Risk – All investment evaluations should begin by measuring risk, especially reputational
- Incorporate an appropriate margin of safety.
- Avoid dealing with people of questionable character.
- Insist upon proper compensation for risk assumed.
- Always beware of inflation and interest rate exposures.
- Avoid big mistakes; shun permanent capital loss.
- Objectivity and rationality require independence of thought.
- Remember that just because other people agree or disagree with you doesn’t make you right or wrong – the only thing that matters is the correctness of your analysis and judgment.
- Mimicking the herd invites regression to the mean (merely average performance).
- Develop into a lifelong self-learner through voracious reading; cultivate curiosity and strive to become a little wiser every day.
- More important than the will to win is the will to prepare.
- Develop fluency in mental models from the major academic disciplines.
- If you want to get smart, the question you have to keep asking is “why, why, why?”
Intellectual humility – Acknowledging what you don’t know is the dawning of wisdom
- Stay within a well-defined circle of competence.
- Identify and reconcile disconfirming evidence.
- Resist the craving for false precision, false certainties, etc.
- Above all, never fool yourself, and remember that you are the easiest person to fool.
- Determine value apart from price; progress apart from activity; wealth apart from size.
- It is better to remember the obvious than to grasp the esoteric.
- Be a business analyst, not a market, macroeconomic, or security analyst.
- Consider totality of risk and effect; look always at potential second order and higher level impacts.
- Think forwards and backwards – Invert, always invert.
Allocation – Proper allocation of capital is an investor’s number one job
- Remember that highest and best use is always measured by the next best use (opportunity cost).
- Good ideas are rare – when the odds are greatly in your favor, bet (allocate) heavily.

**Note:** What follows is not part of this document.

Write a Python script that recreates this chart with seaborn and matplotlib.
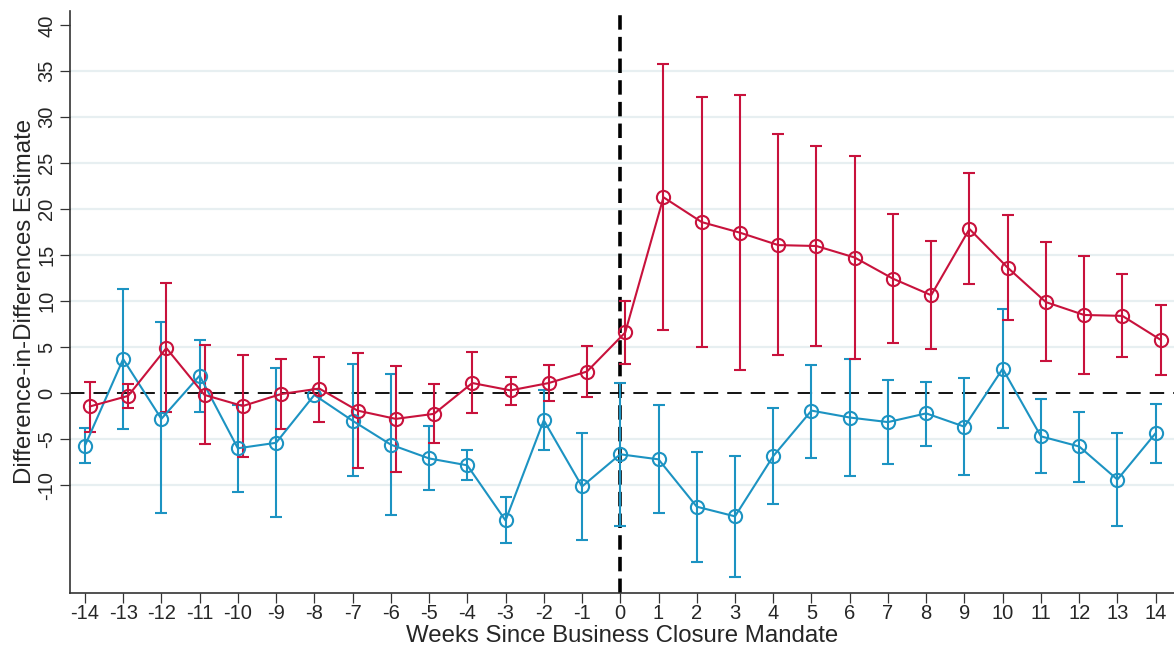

- Don’t “fall in love” with an investment – be situation-dependent and opportunity-driven
- “Compound interest is the eighth wonder of the world” (Einstein); never interrupt it unnecessarily.
- Avoid unnecessary transactional taxes and frictional costs; never take action for its own sake.
- Be alert for the arrival of luck.
- Enjoy the process along with the proceeds, because the process is where you live.
- Be fearful when others are greedy, and greedy when others are fearful.
- Opportunity doesn’t come often, so seize it when it comes.
- Opportunity meeting the prepared mind; that’s the game.
Change – Live with change and accept unremovable complexity
- Recognize and adapt to the true nature of the world around you; don’t expect it to adapt to you.
- Continually challenge and willingly amend your “best-loved ideas”.
- Recognize reality even when you don’t like it – especially when you don’t like it.
- Remember that reputation and integrity are your most valuable assets – and can be lost in a heartbeat.
- Guard against the effects of hubris (arrogance) and boredom.
- Don’t overlook the obvious by drowning in minutiae (the small details).
- Be careful to exclude unneeded information or slop: “A small leak can sink a great ship”.
- Face your big troubles; don’t sweep them under the rug.
In the end, it comes down to Charlie’s most basic guiding principles, his fundamental philosophy of life: Preparation. Discipline. Patience. Decisiveness.